Seine Ex-Frau hatte vor Kurzem vor Gericht erklärt, Bannon wolle seine Töchter nicht auf eine Schule in Los Angeles schicken, damit sie nicht mit Juden zusammen zur Schule gehen. Bannon dementierte das zwar, doch seine Zugehörigkeit zur ultrarechten »Alt-Right-Bewegung«, die für Überzeugungen der Vorherrschaft der Weißen eintritt, und verschiedene Posts seiner Website zeichnen ein deutliches Bild. In einem Post wurde der Kommentator Bill Kristol als »abtrünniger Jude« bezeichnet, eine Journalistin als »polnische, jüdische, amerikanische verachtete Elitistin«. Der ehemalige Breitbart-Redakteur Ben Schapiro ist sicher: »Die Website hat sich einer Bewegung zugewandt, die von Rassismus und Antisemitismus durchzogen ist.«
In einer politischen Talkshow des Radiosenders Galei Zahal zeigten sich ausnahmslos alle Teilnehmer über die Wahl des künftigen hohen Beamten besorgt bis entsetzt. Und natürlich fühlen die Israelis mit den amerikanischen Juden, von denen sich viele geschockt über Bannons Wahl geäußert haben. »Damit ziehen Rassismus und Antisemitismus ins Weiße Haus ein.« In Anspielung auf das Buch Der seltsame Fall des Dr. Jekyll und Mr. Hyde von Robert Louis Stevenson kommentierte der Haaretz-US-Korrespondent Chemi Shalev: »Trump ist Dr. Priebus und Mr. Bannon.«
Iran-Deal Auch nicht hilfreich bei der Vertrauensbildung ist die Tatsache, dass Donald Trump bei vielen seiner Versprechen in Bezug auf Israel bereits wieder zurückrudert. Seine Ankündigung, er wolle das Iran-Abkommen in kleine Stücke reißen, relativierte sein Berater Walid Phares in einem Interview mit dem Fernsehsender CNN bereits mit den Worten, er wolle es zunächst einmal »überprüfen«.
Auch die Ankündigung, die amerikanische Botschaft »auf jeden Fall nach Jerusalem verlegen zu wollen«, scheint nach dem Grundsatz getätigt worden zu sein, was interessiert mich mein Geschwätz von gestern.
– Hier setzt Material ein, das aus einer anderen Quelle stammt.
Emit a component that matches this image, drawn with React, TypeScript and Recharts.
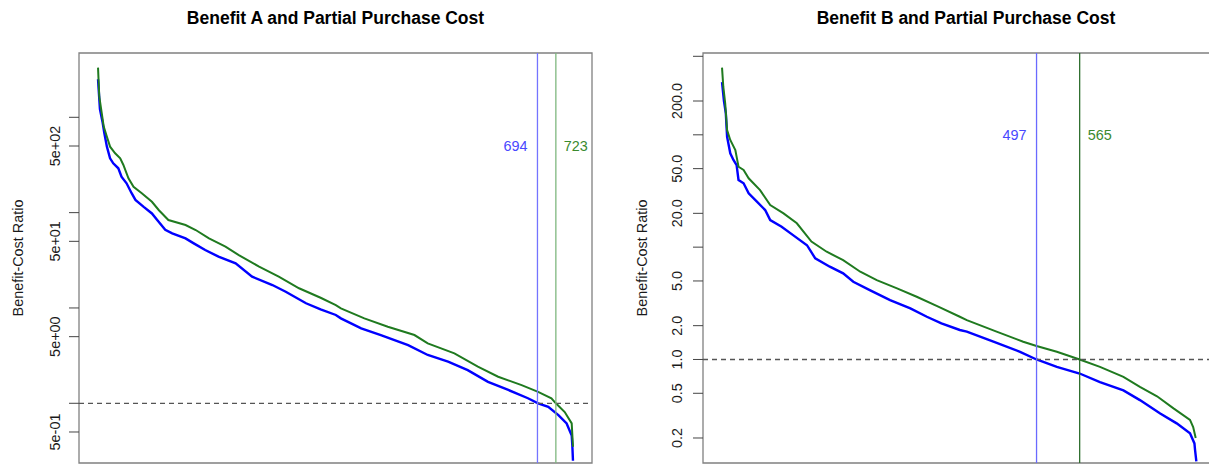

Denn angeblich gehe es Trump erst darum, einen »ultimativen Deal« zwischen Israelis und Palästinensern auszuarbeiten. Dem Wall Street Journal sagte er: »Als Deal-Macher will ich einen Deal machen, der nicht gemacht werden kann. Natürlich im Sinne der gesamten Menschheit.«
Die Angestellten der US-Botschaft an der Hajarkon-Straße in Tel Aviv packen also ganz sicher noch nicht ihre Koffer.